◆ **Information provided**:
★ ★ ★ ★
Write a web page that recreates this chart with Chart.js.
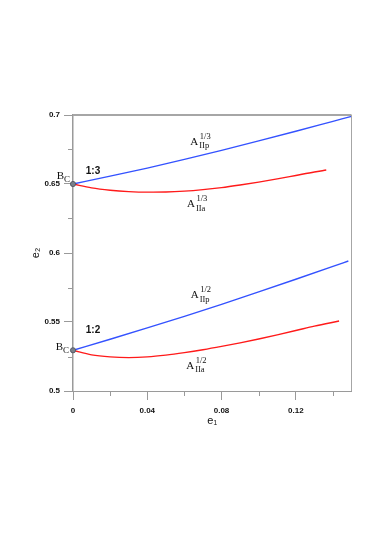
<!DOCTYPE html>
<html>
<head>
<meta charset="utf-8">
<script src="https://cdn.jsdelivr.net/npm/chart.js@4.4.1/dist/chart.umd.min.js"></script>
<style>
  html, body { margin: 0; padding: 0; background: #fff; }
  canvas { display: block; }
</style>
</head>
<body>
<canvas id="chart" width="382" height="539"></canvas>
<script>
// curve A_IIp 1/3 (blue, upper family)
const e1P13 = [0, 0.02, 0.04, 0.06, 0.08, 0.10, 0.12, 0.14, 0.15];
const e2P13 = [0.65, 0.6557, 0.6615, 0.6678, 0.6744, 0.6812, 0.6882, 0.6954, 0.699];
// curve A_IIa 1/3 (red, upper family)
const e1A13 = [0, 0.01, 0.02, 0.03, 0.04, 0.05, 0.06, 0.07, 0.08, 0.09, 0.10, 0.11, 0.12, 0.13, 0.1364];
const e2A13 = [0.65, 0.6472, 0.6455, 0.6445, 0.6441, 0.6442, 0.6448, 0.6459, 0.6474, 0.6493, 0.6514, 0.6537, 0.6562, 0.6587, 0.6601];
// curve A_IIp 1/2 (blue, lower family)
const e1P12 = [0, 0.02, 0.04, 0.06, 0.08, 0.10, 0.12, 0.14, 0.1483];
const e2P12 = [0.5295, 0.5375, 0.5457, 0.5541, 0.5628, 0.5718, 0.581, 0.5903, 0.5942];
// curve A_IIa 1/2 (red, lower family)
const e1A12 = [0, 0.01, 0.02, 0.03, 0.04, 0.05, 0.06, 0.07, 0.08, 0.09, 0.10, 0.11, 0.12, 0.13, 0.1433];
const e2A12 = [0.5295, 0.5262, 0.5247, 0.5242, 0.5247, 0.526, 0.5278, 0.5299, 0.5323, 0.5349, 0.5377, 0.5407, 0.5438, 0.547, 0.5507];
// bifurcation points B_C
const e1Bc = [0, 0];
const e2Bc = [0.65, 0.5295];

// ticks
const xMajor = [0, 0.04, 0.08, 0.12];
const xMinor = [0.02, 0.06, 0.10, 0.14];
const yMajor = [0.5, 0.55, 0.6, 0.65, 0.7];
const yMinor = [0.525, 0.575, 0.625, 0.675];
const xTickLabels = ["0", "0.04", "0.08", "0.12"];
const yTickLabels = ["0.5", "0.55", "0.6", "0.65", "0.7"];

// text annotations, anchored in data units
const ratioText = ["1:3", "1:2"];
const ratioE1 = [0.0069, 0.0069];
const ratioE2 = [0.6572, 0.5418];
const curveMain = ["A", "A", "A", "A"];
const curveSup = ["1/3", "1/3", "1/2", "1/2"];
const curveSub = ["IIp", "IIa", "IIp", "IIa"];
const curveE1 = [0.0632, 0.0614, 0.0634, 0.061];
const curveE2 = [0.6783, 0.6333, 0.5672, 0.5162];
const bcE1 = [-0.0088, -0.0093];
const bcE2 = [0.6533, 0.5297];

const pts = (xs, ys) => xs.map((x, i) => ({ x: x, y: ys[i] }));

const BLUE = "#3452ff";
const RED = "#ff1a1a";
const AXIS = "#9a9a9a";

const line = (data, color) => ({
  data: data,
  showLine: true,
  borderColor: color,
  borderWidth: 1.4,
  pointRadius: 0,
  cubicInterpolationMode: "monotone",
  fill: false,
});

const extras = {
  id: "extras",
  afterDraw(chart) {
    const ctx = chart.ctx;
    const xs = chart.scales.x;
    const ys = chart.scales.y;
    const a = chart.chartArea;
    ctx.save();

    // minor ticks
    ctx.strokeStyle = AXIS;
    ctx.lineWidth = 1;
    ctx.beginPath();
    xMinor.forEach((v) => {
      const px = Math.round(xs.getPixelForValue(v)) + 0.5;
      ctx.moveTo(px, a.bottom);
      ctx.lineTo(px, a.bottom + 5);
    });
    yMinor.forEach((v) => {
      const py = Math.round(ys.getPixelForValue(v)) + 0.5;
      ctx.moveTo(a.left - 5, py);
      ctx.lineTo(a.left, py);
    });
    ctx.stroke();

    // frame: top and right
    ctx.strokeStyle = "#a6a6a6";
    ctx.lineWidth = 2;
    ctx.beginPath();
    ctx.moveTo(a.left, a.top);
    ctx.lineTo(a.right, a.top);
    ctx.stroke();
    ctx.lineWidth = 1;
    ctx.beginPath();
    ctx.moveTo(a.right, a.top);
    ctx.lineTo(a.right, a.bottom);
    ctx.stroke();

    ctx.fillStyle = "#111";
    ctx.textBaseline = "alphabetic";
    ctx.textAlign = "left";

    // 1:3, 1:2
    ctx.font = "bold 10px 'Liberation Sans'";
    ratioText.forEach((t, i) => {
      ctx.fillText(t, xs.getPixelForValue(ratioE1[i]), ys.getPixelForValue(ratioE2[i]));
    });

    // B_C
    bcE1.forEach((v, i) => {
      const px = xs.getPixelForValue(v);
      const py = ys.getPixelForValue(bcE2[i]);
      ctx.font = "11px 'Liberation Serif'";
      ctx.fillText("B", px, py);
      const w = ctx.measureText("B").width;
      ctx.font = "9px 'Liberation Serif'";
      ctx.fillText("C", px + w, py + 3);
    });

    // A labels
    curveMain.forEach((t, i) => {
      const px = xs.getPixelForValue(curveE1[i]);
      const py = ys.getPixelForValue(curveE2[i]);
      ctx.font = "11px 'Liberation Serif'";
      ctx.fillText(t, px, py);
      const w = ctx.measureText(t).width;
      ctx.font = "8.5px 'Liberation Serif'";
      ctx.fillText(curveSup[i], px + w + 1.5, py - 6);
      ctx.fillText(curveSub[i], px + w + 1, py + 3.5);
    });

    ctx.restore();
  },
};

new Chart(document.getElementById("chart"), {
  type: "scatter",
  data: {
    datasets: [
      {
        data: pts(e1Bc, e2Bc),
        pointRadius: 2.6,
        pointBackgroundColor: "#7a808a",
        pointBorderColor: "#4a505a",
        pointBorderWidth: 0.8,
        showLine: false,
        clip: false,
      },
      line(pts(e1P13, e2P13), BLUE),
      line(pts(e1A13, e2A13), RED),
      line(pts(e1P12, e2P12), BLUE),
      line(pts(e1A12, e2A12), RED),
    ],
  },
  plugins: [extras],
  options: {
    responsive: false,
    animation: false,
    devicePixelRatio: 1,
    layout: { padding: { left: 0, top: 115, right: 30.5, bottom: 108 } },
    plugins: { legend: { display: false }, tooltip: { enabled: false } },
    scales: {
      x: {
        type: "linear",
        min: 0,
        max: 0.15,
        afterBuildTicks: (sc) => { sc.ticks = xMajor.map((v) => ({ value: v })); },
        afterFit: (sc) => { sc.height = 40; },
        ticks: {
          autoSkip: false,
          maxRotation: 0,
          padding: 6,
          color: "#111",
          font: { family: "'Liberation Sans'", size: 8, weight: "bold" },
          callback: (v, i) => xTickLabels[i],
        },
        grid: { drawOnChartArea: false, drawTicks: true, tickLength: 9, color: AXIS, lineWidth: 1 },
        border: { display: true, color: AXIS, width: 1 },
        title: {
          display: true,
          text: "e₁",
          color: "#111",
          font: { family: "'Liberation Sans'", size: 11 },
          padding: { top: 0, bottom: 3 },
        },
      },
      y: {
        type: "linear",
        min: 0.5,
        max: 0.7,
        afterBuildTicks: (sc) => { sc.ticks = yMajor.map((v) => ({ value: v })); },
        afterFit: (sc) => { sc.width = 73; },
        ticks: {
          autoSkip: false,
          padding: 4,
          color: "#111",
          font: { family: "'Liberation Sans'", size: 8, weight: "bold" },
          callback: (v, i) => yTickLabels[i],
        },
        grid: { drawOnChartArea: false, drawTicks: true, tickLength: 9, color: AXIS, lineWidth: 1 },
        border: { display: true, color: AXIS, width: 1.5 },
        title: {
          display: true,
          text: "e₂",
          color: "#111",
          font: { family: "'Liberation Sans'", size: 11 },
          padding: { top: 29, bottom: 0 },
        },
      },
    },
  },
});
</script>
</body>
</html>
★ ★ ★ ★
◆ **Do this**: Without the pictures, return the listing above from its first line through the line that has "const pts = (xs, ys)".

◆ **Exercise solution**:
Write a web page that recreates this chart with Chart.js.
<!DOCTYPE html>
<html>
<head>
<meta charset="utf-8">
<script src="https://cdn.jsdelivr.net/npm/chart.js@4.4.1/dist/chart.umd.min.js"></script>
<style>
  html, body { margin: 0; padding: 0; background: #fff; }
  canvas { display: block; }
</style>
</head>
<body>
<canvas id="chart" width="382" height="539"></canvas>
<script>
// curve A_IIp 1/3 (blue, upper family)
const e1P13 = [0, 0.02, 0.04, 0.06, 0.08, 0.10, 0.12, 0.14, 0.15];
const e2P13 = [0.65, 0.6557, 0.6615, 0.6678, 0.6744, 0.6812, 0.6882, 0.6954, 0.699];
// curve A_IIa 1/3 (red, upper family)
const e1A13 = [0, 0.01, 0.02, 0.03, 0.04, 0.05, 0.06, 0.07, 0.08, 0.09, 0.10, 0.11, 0.12, 0.13, 0.1364];
const e2A13 = [0.65, 0.6472, 0.6455, 0.6445, 0.6441, 0.6442, 0.6448, 0.6459, 0.6474, 0.6493, 0.6514, 0.6537, 0.6562, 0.6587, 0.6601];
// curve A_IIp 1/2 (blue, lower family)
const e1P12 = [0, 0.02, 0.04, 0.06, 0.08, 0.10, 0.12, 0.14, 0.1483];
const e2P12 = [0.5295, 0.5375, 0.5457, 0.5541, 0.5628, 0.5718, 0.581, 0.5903, 0.5942];
// curve A_IIa 1/2 (red, lower family)
const e1A12 = [0, 0.01, 0.02, 0.03, 0.04, 0.05, 0.06, 0.07, 0.08, 0.09, 0.10, 0.11, 0.12, 0.13, 0.1433];
const e2A12 = [0.5295, 0.5262, 0.5247, 0.5242, 0.5247, 0.526, 0.5278, 0.5299, 0.5323, 0.5349, 0.5377, 0.5407, 0.5438, 0.547, 0.5507];
// bifurcation points B_C
const e1Bc = [0, 0];
const e2Bc = [0.65, 0.5295];

// ticks
const xMajor = [0, 0.04, 0.08, 0.12];
const xMinor = [0.02, 0.06, 0.10, 0.14];
const yMajor = [0.5, 0.55, 0.6, 0.65, 0.7];
const yMinor = [0.525, 0.575, 0.625, 0.675];
const xTickLabels = ["0", "0.04", "0.08", "0.12"];
const yTickLabels = ["0.5", "0.55", "0.6", "0.65", "0.7"];

// text annotations, anchored in data units
const ratioText = ["1:3", "1:2"];
const ratioE1 = [0.0069, 0.0069];
const ratioE2 = [0.6572, 0.5418];
const curveMain = ["A", "A", "A", "A"];
const curveSup = ["1/3", "1/3", "1/2", "1/2"];
const curveSub = ["IIp", "IIa", "IIp", "IIa"];
const curveE1 = [0.0632, 0.0614, 0.0634, 0.061];
const curveE2 = [0.6783, 0.6333, 0.5672, 0.5162];
const bcE1 = [-0.0088, -0.0093];
const bcE2 = [0.6533, 0.5297];

const pts = (xs, ys) => xs.map((x, i) => ({ x: x, y: ys[i] }));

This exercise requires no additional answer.